## Stated exercise
Take the lines from the top down to and including the one with "(0,0) rectangle (839,585);" and repeat them exactly. Omit images.

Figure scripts
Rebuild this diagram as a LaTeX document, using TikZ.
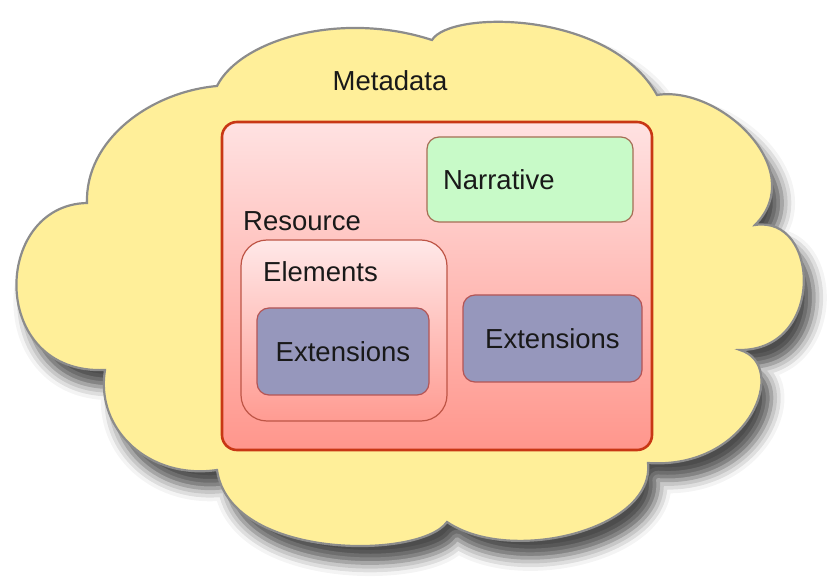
\documentclass[tikz,border=0pt]{standalone}
\usepackage{fontspec}
\setmainfont{Liberation Sans}
\usepackage{tikz}
\usetikzlibrary{shadows.blur}
\usepackage{xcolor}
\definecolor{MetaYellow}{RGB}{255,239,153}
\definecolor{CloudEdge}{RGB}{140,140,140}
\definecolor{ResEdge}{RGB}{200,55,20}
\definecolor{ResTop}{RGB}{255,226,226}
\definecolor{ResBottom}{RGB}{255,150,140}
\definecolor{ElemEdge}{RGB}{190,85,70}
\definecolor{NarrFill}{RGB}{200,250,200}
\definecolor{NarrEdge}{RGB}{165,110,85}
\definecolor{ExtFill}{RGB}{150,151,188}
\definecolor{ExtEdge}{RGB}{180,85,85}

\begin{document}
\begin{tikzpicture}[
x=1pt,
y=-1pt,
txt/.style={
inner sep=0pt,
text=black!90,
font=\fontsize{27.5}{33}\selectfont
},
cloud/.style={
fill=MetaYellow,
draw=CloudEdge,
line width=2.2pt,
blur shadow={shadow xshift=10pt,shadow yshift=-17pt,shadow blur radius=13pt,shadow opacity=70}
},
resbox/.style={
rectangle,
rounded corners=15,
draw=ResEdge,
line width=2.6pt,
top color=ResTop,
bottom color=ResBottom
},
elembox/.style={
rectangle,
rounded corners=26,
draw=ElemEdge,
line width=1.2pt,
top color=ResTop!80!white,
bottom color=ResBottom!95!white
},
narrbox/.style={
txt,
rectangle,
rounded corners=12,
draw=NarrEdge,
line width=1.2pt,
fill=NarrFill,
inner xsep=16pt,
text width=174pt,
minimum height=85,
align=left
},
extbox/.style={
txt,
rectangle,
rounded corners=12,
draw=ExtEdge,
line width=1.2pt,
fill=ExtFill,
minimum height=87
}
]

\useasboundingbox (0,0) rectangle (839,585);

\path[cloud] (87,203)
.. controls (85,140) and (150,92) .. (217,86)
.. controls (240,40) and (340,10) .. (432,40)
.. controls (450,10) and (610,10) .. (657,95)
.. controls (720,85) and (810,170) .. (755,225)
.. controls (820,215) and (825,350) .. (740,350)
.. controls (790,365) and (750,470) .. (648,463)
.. controls (655,530) and (510,565) .. (447,522)
.. controls (420,560) and (230,560) .. (217,470)
.. controls (150,480) and (95,430) .. (105,370)
.. controls (-12,375) and (-8,205) .. cycle;

\node[txt] (meta) at (390,80.5) {Metadata};

\node[resbox,minimum width=430,minimum height=328] (res) at (437,286) {};
\node[txt,anchor=west] (reslbl) at (243,221) {Resource};

\node[narrbox] (narr) at (530,179.5) {Narrative};

\node[elembox,minimum width=206,minimum height=181] (elem) at (344,330.5) {};
\node[txt,anchor=west] (elemlbl) at (263,272) {Elements};

\node[extbox,minimum width=172] (extA) at (343,351.5) {Extensions};
\node[extbox,minimum width=179] (extB) at (552.5,338.5) {Extensions};

\end{tikzpicture}
\end{document}
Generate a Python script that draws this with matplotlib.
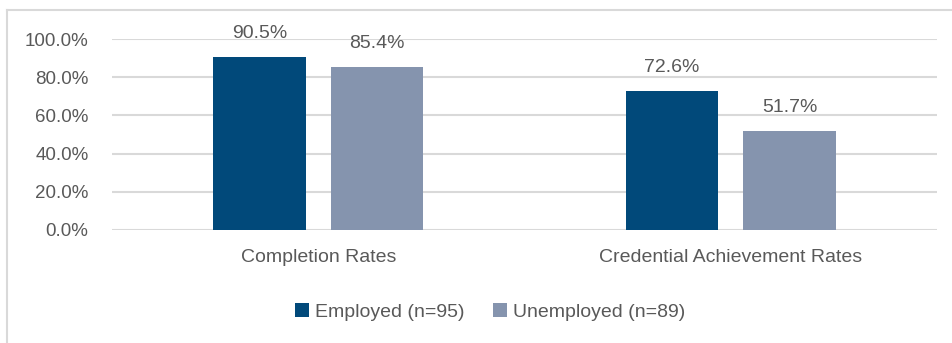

## Worked solution
Rebuild this diagram as a LaTeX document, using TikZ.
\documentclass[tikz,border=0pt]{standalone}
\usepackage{fontspec}
\setmainfont{Liberation Sans}
\usepackage{tikz}
\usetikzlibrary{shadows.blur}
\usepackage{xcolor}
\definecolor{MetaYellow}{RGB}{255,239,153}
\definecolor{CloudEdge}{RGB}{140,140,140}
\definecolor{ResEdge}{RGB}{200,55,20}
\definecolor{ResTop}{RGB}{255,226,226}
\definecolor{ResBottom}{RGB}{255,150,140}
\definecolor{ElemEdge}{RGB}{190,85,70}
\definecolor{NarrFill}{RGB}{200,250,200}
\definecolor{NarrEdge}{RGB}{165,110,85}
\definecolor{ExtFill}{RGB}{150,151,188}
\definecolor{ExtEdge}{RGB}{180,85,85}

\begin{document}
\begin{tikzpicture}[
x=1pt,
y=-1pt,
txt/.style={
inner sep=0pt,
text=black!90,
font=\fontsize{27.5}{33}\selectfont
},
cloud/.style={
fill=MetaYellow,
draw=CloudEdge,
line width=2.2pt,
blur shadow={shadow xshift=10pt,shadow yshift=-17pt,shadow blur radius=13pt,shadow opacity=70}
},
resbox/.style={
rectangle,
rounded corners=15,
draw=ResEdge,
line width=2.6pt,
top color=ResTop,
bottom color=ResBottom
},
elembox/.style={
rectangle,
rounded corners=26,
draw=ElemEdge,
line width=1.2pt,
top color=ResTop!80!white,
bottom color=ResBottom!95!white
},
narrbox/.style={
txt,
rectangle,
rounded corners=12,
draw=NarrEdge,
line width=1.2pt,
fill=NarrFill,
inner xsep=16pt,
text width=174pt,
minimum height=85,
align=left
},
extbox/.style={
txt,
rectangle,
rounded corners=12,
draw=ExtEdge,
line width=1.2pt,
fill=ExtFill,
minimum height=87
}
]

\useasboundingbox (0,0) rectangle (839,585);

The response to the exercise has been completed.